Hi @Baschdl thanks for raising up the questions again, please note that the labeling time is always 2 hours and the time is when did we treat cells with KCL. the following code should work:
neuron_labeling.obs['label_time'] = 2 # this is the labeling time
tkey = 'label_time'
# peng_gene_list = pd.read_csv('/Users/xqiu/Dropbox (Personal)/dynamo/dont_remove/0408_grp_info.txt', sep='\t')
neuron_labeling = neuron_labeling[:, neuron_labeling.var.activity_genes]
def dynamo_workflow(adata):
dyn.pp.recipe_monocle(adata, tkey='label_time', experiment_type='one-shot')
dyn.tl.dynamics(adata)
dyn.tl.reduceDimension(adata)
dyn.tl.cell_velocities(adata, calc_rnd_vel=True, transition_genes=adata.var_names)
dyn.vf.VectorField(adata, basis='umap')
neuron_labeling.obs['time'] = neuron_labeling.obs['time']/60
dynamo_workflow(neuron_labeling)
dyn.pl.streamline_plot(neuron_labeling, color='time', color_key_cmap='viridis', basis='umap', show_legend='right')
Would you mind to add more pull requests to the previous one that I closed? Thanks again and please let me know if anything else we can help
Thanks, Xiaojie
Thanks a lot @Xiaojieqiu. I was able to get it to run for labeling data with
def dynamo_workflow_labeling(adata):
dyn.pp.recipe_monocle(adata, tkey='label_time', experiment_type='one-shot')
dyn.tl.dynamics(adata)
dyn.tl.reduceDimension(adata)
dyn.tl.cell_velocities(adata, calc_rnd_vel=True, transition_genes=adata.var_names)

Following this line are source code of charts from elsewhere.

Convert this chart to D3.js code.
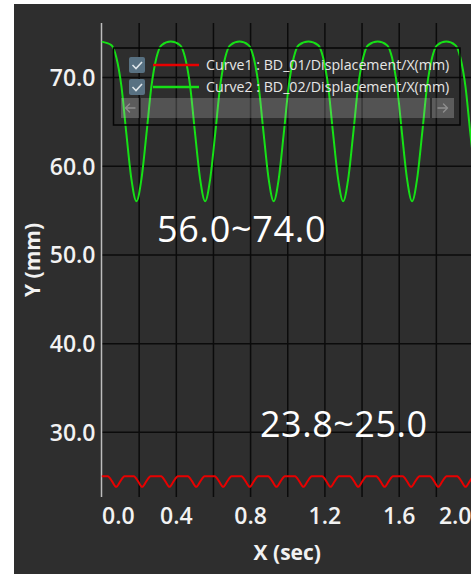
<!DOCTYPE html>
<html><head><meta charset="utf-8">
<script src="https://cdn.jsdelivr.net/npm/d3@7"></script>
<style>
html,body{margin:0;padding:0;background:#fff;overflow:hidden;}
svg{display:block;}
text{font-family:"Open Sans","Noto Sans",sans-serif;}
</style></head><body>
<svg id="chart" width="471" height="574"></svg>
<script>
// Series names and colours
const seriesNames = ["Curve1 : BD_01/Displacement/X(mm)", "Curve2 : BD_02/Displacement/X(mm)"];
const seriesColors = ["#e80000", "#16e016"];

// Curve1 samples (time in s, displacement in mm)
const curve1Time = [0.000,
  0.034, 0.057, 0.079, 0.101, 0.124,
  0.174, 0.197, 0.219, 0.241, 0.264,
  0.321, 0.344, 0.366, 0.388, 0.411,
  0.465, 0.488, 0.510, 0.532, 0.555,
  0.610, 0.633, 0.655, 0.677, 0.700,
  0.753, 0.776, 0.798, 0.820, 0.843,
  0.897, 0.920, 0.942, 0.964, 0.987,
  1.042, 1.065, 1.087, 1.109, 1.132,
  1.188, 1.211, 1.233, 1.255, 1.278,
  1.337, 1.360, 1.382, 1.404, 1.427,
  1.479, 1.502, 1.524, 1.546, 1.569,
  1.622, 1.645, 1.667, 1.689, 1.712,
  1.768, 1.791, 1.813, 1.835, 1.858,
  1.915, 1.938, 1.960, 1.982, 2.005,
  2.060];
const curve1Value = [25.0,
  25.0, 24.4, 23.8, 24.4, 25.0,
  25.0, 24.4, 23.8, 24.4, 25.0,
  25.0, 24.4, 23.8, 24.4, 25.0,
  25.0, 24.4, 23.8, 24.4, 25.0,
  25.0, 24.4, 23.8, 24.4, 25.0,
  25.0, 24.4, 23.8, 24.4, 25.0,
  25.0, 24.4, 23.8, 24.4, 25.0,
  25.0, 24.4, 23.8, 24.4, 25.0,
  25.0, 24.4, 23.8, 24.4, 25.0,
  25.0, 24.4, 23.8, 24.4, 25.0,
  25.0, 24.4, 23.8, 24.4, 25.0,
  25.0, 24.4, 23.8, 24.4, 25.0,
  25.0, 24.4, 23.8, 24.4, 25.0,
  25.0, 24.4, 23.8, 24.4, 25.0,
  25.0];

// Curve2 samples (time in s, displacement in mm)
const curve2Time = [0.000,
  0.053, 0.080, 0.107, 0.134, 0.161, 0.188, 0.215, 0.242, 0.269, 0.296, 0.323, 0.373,
  0.423, 0.450, 0.477, 0.504, 0.531, 0.558, 0.585, 0.612, 0.639, 0.666, 0.693, 0.743,
  0.792, 0.819, 0.846, 0.873, 0.900, 0.927, 0.954, 0.981, 1.008, 1.035, 1.062, 1.114,
  1.166, 1.193, 1.220, 1.247, 1.274, 1.301, 1.328, 1.355, 1.382, 1.409, 1.436, 1.487,
  1.537, 1.564, 1.591, 1.618, 1.645, 1.672, 1.699, 1.726, 1.753, 1.780, 1.807, 1.856,
  1.905, 1.932, 1.959, 1.986, 2.013];
const curve2Value = [74.0,
  73.6, 72.2, 69.0, 63.6, 58.5, 56.0, 58.5, 63.6, 69.0, 72.2, 73.6, 74.0,
  73.6, 72.2, 69.0, 63.6, 58.5, 56.0, 58.5, 63.6, 69.0, 72.2, 73.6, 74.0,
  73.6, 72.2, 69.0, 63.6, 58.5, 56.0, 58.5, 63.6, 69.0, 72.2, 73.6, 74.0,
  73.6, 72.2, 69.0, 63.6, 58.5, 56.0, 58.5, 63.6, 69.0, 72.2, 73.6, 74.0,
  73.6, 72.2, 69.0, 63.6, 58.5, 56.0, 58.5, 63.6, 69.0, 72.2, 73.6, 74.0,
  73.6, 72.2, 69.0, 63.6, 58.5];

// Axis ticks and labels
const xGridTicks = [0.2, 0.4, 0.6, 0.8, 1.0, 1.2, 1.4, 1.6, 1.8, 2.0];
const xLabelTicks = [0.0, 0.4, 0.8, 1.2, 1.6, 2.0];
const yTicks = [30, 40, 50, 60, 70];
const xTitle = "X (sec)";
const yTitle = "Y (mm)";
const rangeLabels = ["56.0~74.0", "23.8~25.0"];

const svg = d3.select("#chart");
const W = 471, H = 574;
const plot = {left: 101.5, right: 473, top: 23, bottom: 497};

// panel background
svg.append("rect").attr("x", 14).attr("y", 4).attr("width", W - 14).attr("height", H - 4).attr("fill", "#2e2e2e");

const x = d3.scaleLinear().domain([0, 2.0]).range([plot.left, plot.right]);
const y = d3.scaleLinear().domain([22.65, 76.1]).range([plot.bottom, plot.top]);

// grid
const gridX = svg.append("g").attr("transform", `translate(0,${plot.bottom})`)
  .call(d3.axisBottom(x).tickValues(xGridTicks).tickSize(-(plot.bottom - plot.top)).tickFormat(""));
gridX.select(".domain").remove();
gridX.selectAll("line").attr("stroke", "#0b0b0b").attr("stroke-width", 1.5);

const gridY = svg.append("g").attr("transform", `translate(${plot.left},0)`)
  .call(d3.axisLeft(y).tickValues(yTicks).tickSize(-(plot.right - plot.left)).tickFormat(""));
gridY.select(".domain").remove();
gridY.selectAll("line").attr("stroke", "#0b0b0b").attr("stroke-width", 1.5);

// y axis line
svg.append("line").attr("x1", plot.left).attr("x2", plot.left).attr("y1", plot.top).attr("y2", plot.bottom)
  .attr("stroke", "#bdbdbd").attr("stroke-width", 1.5);

// curves
svg.append("defs").append("clipPath").attr("id", "plotClip").append("rect")
  .attr("x", plot.left).attr("y", plot.top).attr("width", plot.right - plot.left).attr("height", plot.bottom - plot.top);

const line = d3.line().x(d => x(d[0])).y(d => y(d[1])).curve(d3.curveMonotoneX);
const curves = [
  d3.zip(curve1Time, curve1Value),
  d3.zip(curve2Time, curve2Value)
];
const curveG = svg.append("g").attr("clip-path", "url(#plotClip)");
curves.forEach((pts, i) => {
  curveG.append("path").datum(pts).attr("d", line)
    .attr("fill", "none").attr("stroke", seriesColors[i]).attr("stroke-width", 2)
    .attr("stroke-linejoin", "round");
});

// tick labels
const yAxis = svg.append("g").attr("transform", `translate(${plot.left},0)`)
  .call(d3.axisLeft(y).tickValues(yTicks).tickSize(0).tickPadding(6).tickFormat(d3.format(".1f")));
yAxis.select(".domain").remove();
yAxis.selectAll("text").attr("fill", "#f2f2f2").attr("font-size", 23).attr("font-weight", 600)
  .attr("font-family", "'Open Sans', sans-serif").attr("dy", "0.36em");

const xAxis = svg.append("g").attr("transform", `translate(0,${plot.bottom})`)
  .call(d3.axisBottom(x).tickValues(xLabelTicks).tickSize(0).tickPadding(27).tickFormat(d3.format(".1f")));
xAxis.select(".domain").remove();
const nX = xLabelTicks.length;
xAxis.selectAll("text").attr("fill", "#f2f2f2").attr("font-size", 23).attr("font-weight", 600)
  .attr("font-family", "'Open Sans', sans-serif").attr("dy", 0)
  .attr("text-anchor", (d, i) => i === 0 ? "start" : (i === nX - 1 ? "end" : "middle"))
  .attr("dx", (d, i) => i === nX - 1 ? -(plot.right - W) : 0);

// axis titles
svg.append("text").attr("x", (plot.left + plot.right) / 2).attr("y", 560)
  .attr("text-anchor", "middle").attr("fill", "#f2f2f2").attr("font-size", 21).attr("font-weight", 700)
  .text(xTitle);
svg.append("text").attr("transform", `translate(40,${(plot.top + plot.bottom) / 2}) rotate(-90)`)
  .attr("text-anchor", "middle").attr("fill", "#f2f2f2").attr("font-size", 21).attr("font-weight", 700)
  .text(yTitle);

// range annotations
svg.append("text").attr("x", 157).attr("y", 242).attr("fill", "#ffffff").attr("font-size", 36)
  .attr("letter-spacing", 0.7).text(rangeLabels[0]);
svg.append("text").attr("x", 260).attr("y", 437).attr("fill", "#ffffff").attr("font-size", 36)
  .attr("letter-spacing", 0.5).text(rangeLabels[1]);

// legend panel
const lg = svg.append("g");
lg.append("rect").attr("x", 113.5).attr("y", 48).attr("width", 346.5).attr("height", 77)
  .attr("fill", "none").attr("stroke", "#050505").attr("stroke-width", 1.5);
seriesNames.forEach((name, i) => {
  const cy = 65 + i * 22;
  lg.append("rect").attr("x", 129).attr("y", cy - 8).attr("width", 16).attr("height", 16).attr("rx", 2)
    .attr("fill", "#587182");
  lg.append("path").attr("d", `M${132.5},${cy} L${136},${cy + 3.5} L${142},${cy - 3}`)
    .attr("fill", "none").attr("stroke", "#dfe6ea").attr("stroke-width", 1.6);
  lg.append("line").attr("x1", 153).attr("x2", 199).attr("y1", cy).attr("y2", cy)
    .attr("stroke", seriesColors[i]).attr("stroke-width", 2.6);
  lg.append("text").attr("x", 206).attr("y", cy + 5).attr("fill", "#e6e6e6").attr("font-size", 14.2)
    .text(name);
});
// horizontal scroll bar with arrow buttons
const sb = [[121, 139], [141, 430], [432, 454]];
sb.forEach(([a, b], i) => {
  lg.append("rect").attr("x", a).attr("y", 98).attr("width", b - a).attr("height", 20)
    .attr("fill", i === 1 ? "rgba(200,200,200,0.24)" : "rgba(200,200,200,0.30)");
});
const arrowStyle = s => s.attr("fill", "none").attr("stroke", "#8e8e8e").attr("stroke-width", 1.4)
  .attr("stroke-linecap", "round").attr("stroke-linejoin", "round");
lg.append("path").attr("d", "M125.5,108 L135,108 M125.5,108 L129.5,104 M125.5,108 L129.5,112").call(arrowStyle);
lg.append("path").attr("d", "M438,108 L447.5,108 M447.5,108 L443.5,104 M447.5,108 L443.5,112").call(arrowStyle);
</script>
</body></html>
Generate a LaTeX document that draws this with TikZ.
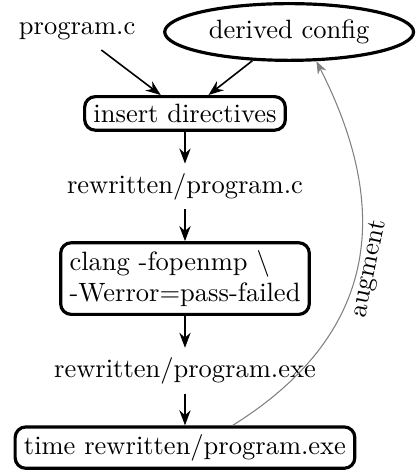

dyn.vf.VectorField(adata, basis='umap')
and for splicing data with the original version:
def dynamo_workflow_splicing(adata):
dyn.pp.recipe_monocle(adata)
dyn.tl.dynamics(adata)
dyn.tl.reduceDimension(adata)
dyn.tl.cell_velocities(adata, calc_rnd_vel=True)
dyn.vf.VectorField(adata, basis='umap')
This also solves #4. I can open a pull request for those changes. Is there a way to only have one dynamo_workflow() for both cases? Otherwise I would open a PR with both variants of the method.
def dynamo_workflow_labeling(adata, **kwargs ):
dyn.pp.recipe_monocle(adata, **kwargs)
dyn.tl.dynamics(adata)
dyn.tl.reduceDimension(adata)
dyn.tl.cell_velocities(adata, calc_rnd_vel=True, transition_genes=adata.var_names)
dyn.vf.VectorField(adata, basis='umap')
I think you can just add kwargs to the dynamo_workflow function to fix the issue.
Please feel free to make the pull request and close the issue #4.